Il est devenu moins technique. Certains se plaignaient, à une réunion récente de maîtres d’hôtels, de la disparition du service tel qu’ils l’avaient appris, avec les préparations à table. Mais il faut souligner l’importance de la salle. L’accueil est si important, savoir dire bonjour et merci, sourire, c’est une prestation gratuite que l’on offre et avec notre mode de vie actuel, la communication souvent impersonnelle, avec le portable et le mail, l’accélération de tout et le stress, c’est d’autant plus important. Les clients arrivent dans une maison soignée comme la nôtre pour se faire plaisir, se détendre, sans portables, passer un moment tranquille dans un lieu de rencontre.
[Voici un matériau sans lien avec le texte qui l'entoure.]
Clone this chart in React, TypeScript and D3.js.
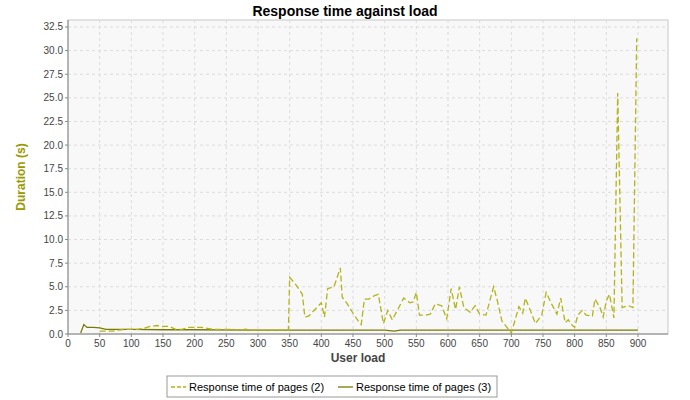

Il faut développer ce savoir qui consiste à rendre heureux, offrir une pause avant de repartir au bureau, reprendre sa course. L’accueil compte pour 20-25% dans la réussite du repas, après la prestation gustative et avec l’ensemble des petits gestes qui concourent à l’atmosphère. Le soin à table, c’est une présence qui ne s’impose pas, une manière de garder la distance, efficace et discrète, ni guindée ni envahissante.

Vous avez transmis cet art à l’équipe qui va rester à Crissier après votre départ?
Il y a désormais un noyau de professionnels formés à ce style d’exigences, des gens bien ancrés dans la maison. C’est Franck qui décidera de la suite, je n’ai pas de noms à donner. En tout, nous sommes une vingtaine en salle et 25 en cuisine, plus le personnel administratif, la plonge et la boulangerie qui vient d’ouvrir.

Vous avez été distingué souvent au cours de votre carrière, une reconnaissance qui fait plaisir?
Oui, il y en a eu pas mal. La France m’a remis l’ordre du Mérite agricole, dont je suis officier aujourd’hui, l’ordre national du Mérite, le Club des Cent m’a attribué la première place pour le service, un journal allemand m’a élu meilleur maître d’hôtel et les Grandes Tables du monde m’ont donné le titre de directeur de salle le plus important du monde des 50 dernières années lors d’un grand show avec orchestre à l’américaine, au Rockefeller Center à New York. C’était une belle reconnaissance de mes pairs, j’étais très ému.

Quel regard portez-vous aujourd’hui sur votre carrière?
Je n’ai pas de regrets, je referais la même chose. Il y a eu des moments douloureux: le décès accidentel de ma fille en 1980 m’a fait me consacrer plus à ma famille, mais je voulais aussi être le meilleur. J’avais la trentaine, j’étais ambitieux, concentré sur mon travail à Crissier. Il y eut les décès successifs de Franziska, Philippe, puis Benoît, dans des circonstances tellement tristes: c’était un surdoué et une personne d’exception. Mais il faut tourner la page et garder les bons souvenirs. L’époque de Frédy Girardet a été celle d’une éclosion incroyable, il a été le plus créatif. C’était une autre époque, une cuisine vraiment spontanée. Si je veux appliquer un mot à chacun des quatre chefs, je dirais la création pour Frédy, l’ambition pour Philippe, la métamorphose avec Benoît et enfin, Franck incarne aujourd’hui la continuité.

Quelles sont les qualités d’un bon maître d’hôtel?
C’est d’abord une certaine présentation de soi, l’aspect vestimentaire que l’on soigne, une présence élégante; ensuite les qualités professionnelles: le sens de l’observation et la façon de distribuer le travail. Diriger signifie prévoir, anticiper le travail avec ce que l’on en sait et ce qui est imprévisipendble. Pendant 46 ans, nous avons servi plus de cent couverts par jour, parfois 130 ou plus. Cela veut dire gérer des individualités et avoir l’œil partout sur la clientèle, quelle qu’elle soit, en visant toujours l’excellence.

Combien de canards découpés à votre actif?
Environ 45 000 canards, 25 000 poulardes, 10 000 pigeons, sans compter les selles des différents gibiers.